| | One criticism that can be made of any book is that it isn't the book I would have liked it to be. That's not a real fault, but let me describe one of my issues anyway. The book focuses on predictions, including the psychology and accuracy involved in them. That's great. The part he doesn't write about is whether some methodologies are better than others. The fox is better than the hedgehog because he brings more knowledge to the table, but mostly he doesn't try to describe where a person might have gone wrong when they were making predictions. Was it simply too complex? Or was there something fundamentally wrong with their beliefs about how things work.
Take for instance the prediction made by the Obama administration about where unemployment will be if the government doesn't pass the huge stimulus bill. They presented two numbers, one with and without. In reality, unemployment shot beyond both predictions, even though the stimulus passed.
Now the book (which I think mentioned this example) would discuss the confidence projected by these predictions, and how they ended up being wrong. A 'fox' probably would have given a more reserved answer, knowing how complex the prediction is. And that's interesting if we just take the predictions at face value. But what if there's something fundamentally wrong with the tools they used for prediction. What if the inaccuracy wasn't due to a lack of data or unpredictable future, but instead was due to a problem with their theory (i.e., government spending doesn't crowd out private enterprise).

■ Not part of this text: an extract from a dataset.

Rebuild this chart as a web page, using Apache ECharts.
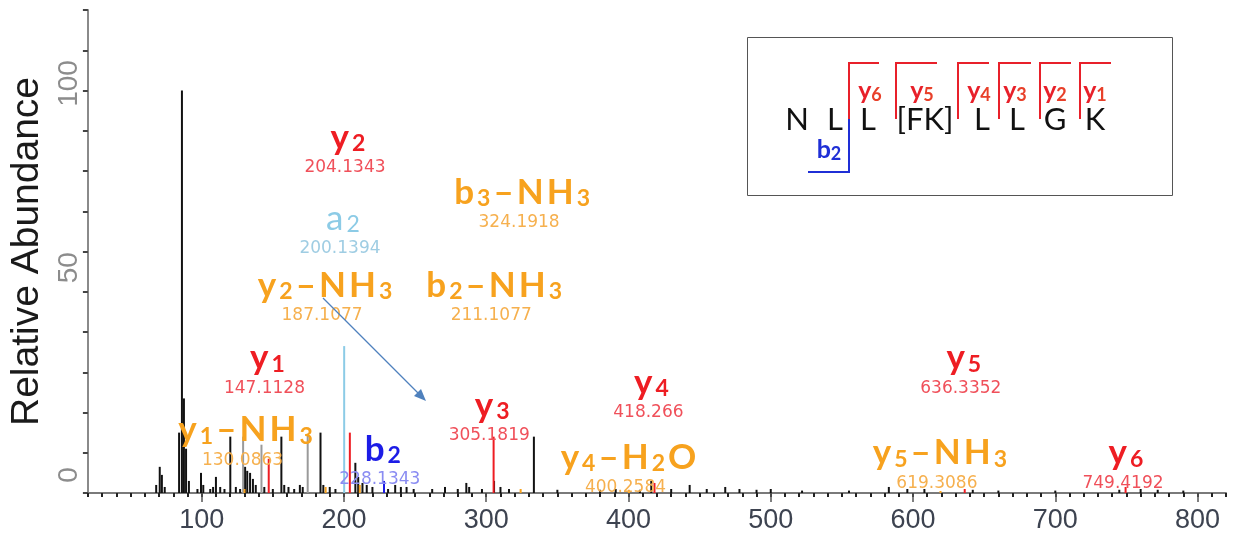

I'm completely willing to accept the main thesis of the book, that predictions are crazy hard and the best you can do is accept the complexity and try to live with it. Maybe I'm a fox at heart. But I would still be interested in the reasons why a prediction succeeded or failed. Successes are trouble, though. There are so many people making predictions that some are bound to be right, even for the right reasons. He talks about Peter Schiff, for instance. Anyone who saw the "Peter Schiff was right" will likely be impressed. His reasoning was sound, he was confident under attack, and he called it when nobody else seemed to see it. But the author goes on later to describe many of Schiff's previous predictions over the years, and how far off he was, and the fact that he's been essentially making the same points for decades. When someone makes an accurate prediction, we tend to think there's something there. But when tons of people are doing it....well, broken clocks are right sometimes. So even if someone gets it right, and has sound reasons for it, it doesn't mean that they are good at predicting or the event was really predictable. The 'hit' is self-selecting, and all the people out there that had sound reasons for their predictions, but missed it, don't get factored in. There could have been hundreds or thousands or millions of things that could have changed the outcome, and if one had, we'd be looking at someone else as if they were the genius that latched onto the most important factors.
Anyway, as I said, I agree with the author. But for me, the methodology is important. What made the failed predictions fail? Was it simply the difficulty of making predictions when so many things can change the outcome? Or was there something really wrong with their reasoning. In many cases, I think it's the reasoning that's unsound.
One reason I bring this up is because economics makes predictions of sorts. Mainstream economics makes all kinds of concrete claims, like unemployment will be at such and such and GDP will grow by whatever. The Austrian approach rejects that methodology. In a way, it is in line with the book. There are too many factors, including free will, and predictions are necessarily highly speculative. But that kind of economics is usually based on a faulty statistical approach. Relationships that don't really exist are measured anyway, and predictions are made assuming the statistical relationship will hold in the future. These approaches inevitably fail when big changes happen, as those are always unpredictable based on this method of "more of the same".
The Austrians use a different approach. They point out causal relationships. They would point that minimum wage increases will mean that marginal employees will no longer be hired or maintained, probably increasing unemployment. The prediction isn't that unemployment will go up, or by how much. The theory only points out the causal relationship and would argue against a minimum wage hike because the actual effect, if there is any, is to create unemployment.
So the prediction isn't the same kind as one of these statistical ones. It accepts that there are many other factors in the economy, and doesn't try to ignore them. It only shows how this change in minimum wage changes the incentives. And so for the same reasons that bold, confident (and inaccurate) predictions are preferred, economic approaches that make more concrete predictions are preferred.
This also ties into Objectivist morality as well. We use principles to make predictions about the future. Obviously we can't control everything, or know every possible consequence, but we can use causal principles to choose actions that should be preferable. For instance, we might think that being dishonest will cause several major problems including the fear of being caught, work taken to avoid getting caught, etc. We might also see the advantages of the truth, such as that it creates trust and allows people to act more optimally because they have accurate information. We aren't predicting exactly what the outcome is, but we are picking actions that we believe will lead to better results.
So the missing piece in this book, which obviously the author wasn't trying for, was a discussion of whether some methods of prediction are better and why.